He hears people blaming him for launching the intifada, encouraging the
violence, failing to step in. What do they know? Violence as he sees it is
not something he ignites, it is something that happens when conditions
permit and that he may – or may not – try to stop.
Decisions are made through an informal, implicit process. He is simply
their best interpreter and executor, acting on behalf of a broad consensus
among the many political constituencies, weighing as they do the political
cost of tolerating violence against the political cost of stopping it.

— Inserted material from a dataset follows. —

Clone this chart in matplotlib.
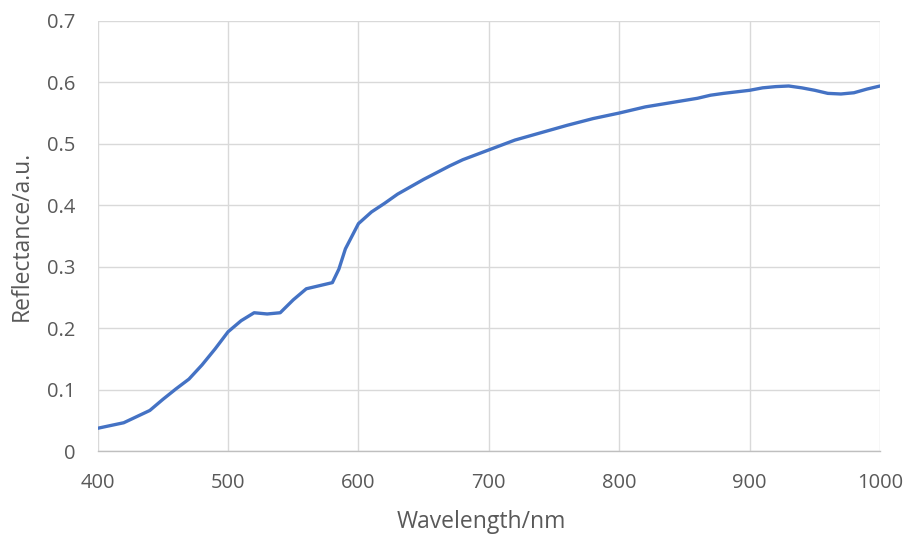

But there is nothing special about violence in this. In his eyes it is
merely one instrument among many at the Palestinians’ disposal, no more
or less legitimate, and certainly no less legitimate than those deployed
by Israel.
Hypocrites all, he thinks, who denounce the Palestinians’ resort to
violence when their accusers have done the same, and on a far larger scale
– Americans and Israelis first and foremost. Hypocrites, who invoke
democracy’s name to unseat him when no one in the Arab world enjoys the
popular mandate he has been given. They brand him an extremist when he has
always been at the forefront of those arguing for better relations with
the United States and for engagement with the Israelis. They excoriate him
for equivocating over then-US President Bill Clinton’s proposed peace
deal in 2000 when Sharon has been excused for rejecting it outright. They
seek to export Western institutions, and go on about reform,
accountability and representative government, when none of this has
anything to do with the rights of his people, with their struggle and
legitimate cause. But this, too, he is confident, shall pass. Everything
will revert to where it was. Everything will come back to him.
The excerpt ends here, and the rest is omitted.